海外セミプロサッカーのリアル

メルボルンでセミプロサッカー2シーズン目。

現在の順位は6節を終えた時点で、下から3番目。1月からのプレシーズンマッチも含め、10試合以上やってまだ1勝しかしていない。監督やコーチの人選、戦術も絶賛迷走中である。

昨シーズンはチームが勝ち続けていたこともあってスタメンの変更はほとんどなかったが、負け続きの今シーズンはとにかく入れ替わりが激しい。ある意味2年間で、同じチーム内で、全く異なる状況を経験できるのはありがたい。このような状況で、向上心を持って楽しんでプレイできるかが課題な気がする。

海外でサッカーをしていると、日本サッカーとはまた違ったストレスのオンパレードである。意図のよくわからない練習や采配、試合中の差別、相手サポーターからの煽り、理不尽な罰金などなど、、、。(シュートが練習場のフェンスを超えたら5ドル、黒以外の練習着を着たら10ドルなど)その中でも、日々の練習、試合で120%を出さなくてはならない。それが大前提である。

差別、煽り、乱闘などに関しては言葉のハンデはやはりある。乱闘中はもっと思いっきり英語で罵倒したいのだが、アクセントなどを馬鹿にされて悔しい。英語の暴言リストを部屋の壁に貼って、それをつぶやきながらアームカールをする日々である。煽りは当然差別的なものが多い。英語が徐々にできるようになって、内容が理解出来るようになってくるとかえってムカつく。

味方は人のせいにするやつが多い。言葉の出来ないやつがまず標的にされる。露骨ではないにしろ、ミーティングやハーフタイムでふんわりと責任転嫁される。残念ながら、今の僕のチームにはそういうやつが多い。(その分優しいやつもいる)

監督、コーチはサッカーの内容を見ない。結果で判断する。ミスは主張しなかったヤツのせいになる。なぜかうちのチームは試合を録画しないので、現象の分析をしない。8割くらいは印象論で決まる。だから、どれだけ声掛けをしても無視するボランチのところからの失点でも、それが僕の守るサイドからの失点になればそれは僕の責任になる。要するに、個人のパフォーマンスが良かったり、単純に上手ければ試合に出れるというわけではない。(僕みたいな下手くそにとってはこれがかえって良かったりもするのだが)
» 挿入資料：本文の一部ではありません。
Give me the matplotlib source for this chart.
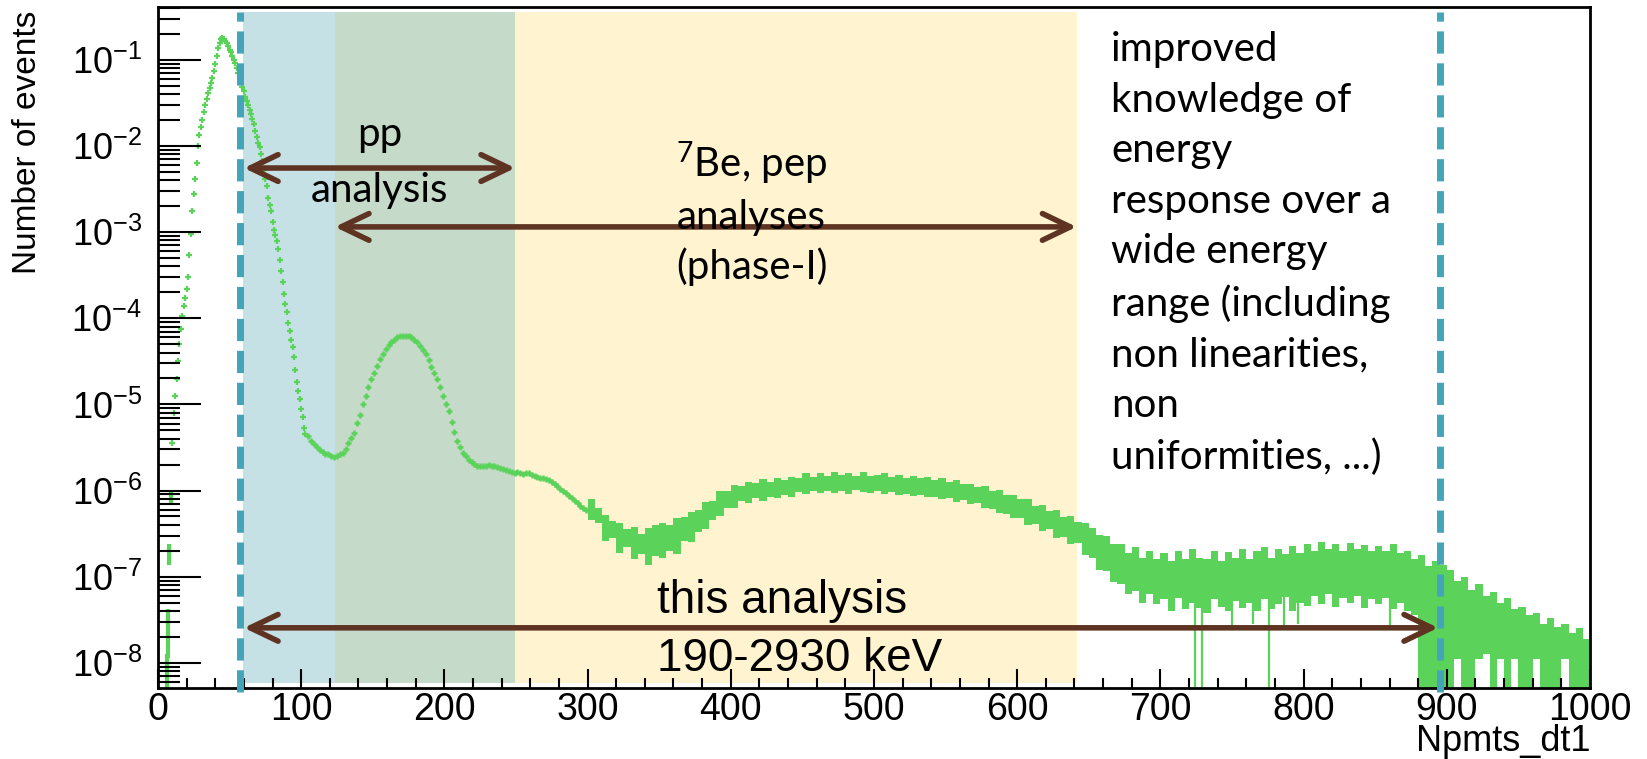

日本とは評価基準が違う。の一言で済ませるしかないのかもしれないが、そんな評価基準だから低迷をしているとも言える。評価基準がわかりやすいと言えばわかりやすいが、短絡的と言えば短絡的である。しかし、今までに対戦してきたチームの中には実力だけでオージーたちを引っ張っていく日本人も沢山いる。結局サッカーが上手いやつがえらいという世界でもある。

ただ、結果で主張するのがベストではあるものの、僕のような微妙な実力の持ち主は「言葉」で主張することも重要である。ディフェンダーは失点の責任を押し付けられない様に、ミスした選手に対して思いっきりブチギレることも生き残る手段として必要かもしれない。少なくとも僕のプレイするオーストラリア6部相当ではそのような主張が見られている気がする。日本では意識したことがないような部分にも気を使わなければならない。日本にいた時の3倍のテンションで主張をするくらいがちょうどいい。

今シーズンは、プレイ以外の部分、敵ではなく味方と戦っているような感覚が日本にいた時よりも強い。そういう意味で、個人主義的な世界を実感する。他人を蹴落としてでも試合に出て活躍する。6か月間、22試合しかない1シーズンの中でできることを全てやる。

僕の契約は固定給ではなく試合給なので、干された瞬間にサッカーの収入は0になる。週4回の試合すべてに出場した時の給料が生活費とトントンなので、これも良いプレッシャーになっている。今年はバスキングとサッカーの収入だけで生きるという縛りプレイをしている。ある意味生活が懸かっているので、それだけ本気になれる。

海外生活を通して、基本的な価値観の変化は今のところ感じていないが、少なくともサッカー観に関しては140°くらい変わったと思う。ムカつくことばかりだが、それらを乗り越えてサッカーと向き合ったときに、滅多に感じられないような喜びであるとか気づきが、海外セミプロサッカーにはあると思う。

海外でやろうか悩んでいる人はぜひやってみてください。成功は保証しませんが、やる価値はあると思います。